Все молчали. Водитель в зеркале заднего вида вопросительно поднял бровь.

– Едем дальше, – железным голосом сказала корреспондентка.

– Я напишу служебную записку о несоблюдении правил, срыве временных промежутков и профессиональном несоответствии, – зудел Саня.

Все молчали. Водитель и звуковик тоже хотели домой. Оператору было все равно, но он жалел девочку.

– Разворачиваемся обратно, – давил осветитель.

Светка покраснела, выдохнула и сухо скомандовала:

– Включите аварийку и остановите машину!

Водитель пожал плечами и повиновался. Она с треском распахнула заднюю дверь салона, выскочила, обошла автомобиль и рванула на себя ручку Саниной двери.

– Выметывайся! – приказала она.

– Чеее? – Саня остолбенел.

– Вали отсюда, урод, со своим вонючим чемоданом! Без тебя справимся! – Светка пылала щеками и сверкала глазами. – Быстро, я сказала!

– На чем я доберусь обратно? – проблеял осветитель.

– На моем пенделе, гнида! – Хрупкая девочка тряслась от ярости.

– Я никуда не поеду, – пробубнил он.

– Тогда заткни свой хлебальник, козлина! Будешь работать, как все мы, понял? И откати сиденье максимально вперед, говнюк!

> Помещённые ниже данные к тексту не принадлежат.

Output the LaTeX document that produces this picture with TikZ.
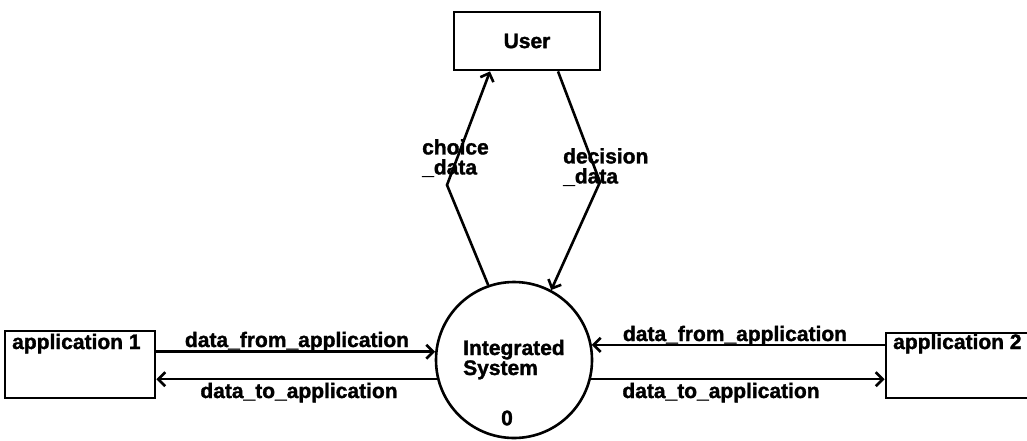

Именно так на Саню орала жена. Именно от такого тона у него страхом сводило живот. Он покорно нажал рычаг и выдвинулся вперед.

– Еще вперед, я сказала! – Светку несло.

Он подвинулся еще.

– Максимально вперед, чтобы ты рожей своей уперся в лобовое стекло!

Саня уже чуть ли не носом доставал до приборной панели.

– Вот так! И пикни мне хоть раз! – Девочка вернулась назад под уважительные взгляды мужиков и ткнула в спину водителя:

– Трогай! Маршрут не изменился.

Униженный и оскорбленный Саня затих, бормоча себе под нос проклятия. Съемка была долгой и хлопотной. Приехали на какую-то нежилую дачу за МКАДом, долго расставляли позиции, сверяли сценарий. Саня говнил как мог. Ставил не те фильтры, отвратительно направлял свет и каждые десять минут кричал:

– Стоп! Всем пора домой!

– Пришлепните кто-нибудь этого хмыря! – злились артисты. – Оператор, да отними у него приборы и выставь сам!

К приборам Саня никого не подпускал. Светка от нервов пошла бурой сыпью. Все ждали съемок какого-то эпизода в дальней закрытой комнате, ключи от которой были у хозяйки дома – Светкиной подруги, намертво застрявшей в пробке. Темнело, все теряли терпение. Наконец вечерний сумрак прорезал свет фар. Неоново-синий «мерседес» остановился у ворот, и полная красивая женщина в белом брючном костюме с копной черных кудрей вышла из машины.

– Ребята, простите, дорогие, – распевным грудным голосом сказала она, – отдала Светику связку ключей, а главный – от комнаты – у меня остался! Ну, я вам икры привезла, бутеров, шампусика – сейчас поработаем и расслабимся!

К ней со слезами, как к мамке, бросилась корреспондентка:

– Снеееежкаааа! – рыдала она. – Меня тут все довели-иии!

– Светулечка, родная, я здесь, и все будет хорошо. – Красавица прижала к высокой груди девочкины тощие плечи.

– Это Снежана, знакомьтесь! – размазывая слезы, сказала Светка.

Издерганная, нервная съемочная группа вместе с актерами застыла в благостном молчании. Саня же просто осел на крыльцо с дебиловатой блаженной улыбкой. Было в Снежане что-то глубоко терапевтическое, уютное, теплое, мудрое, неторопливое. Она вплыла в полузаброшенный дом, открыла злополучную комнату и отправилась на кухню. Светка прижалась к ее уху и прошептала:

– Снеж, дорогая, тут один мудак нам жизни не дает, обезвредь его как-нибудь. Вон тот шишок в прожженном костюме.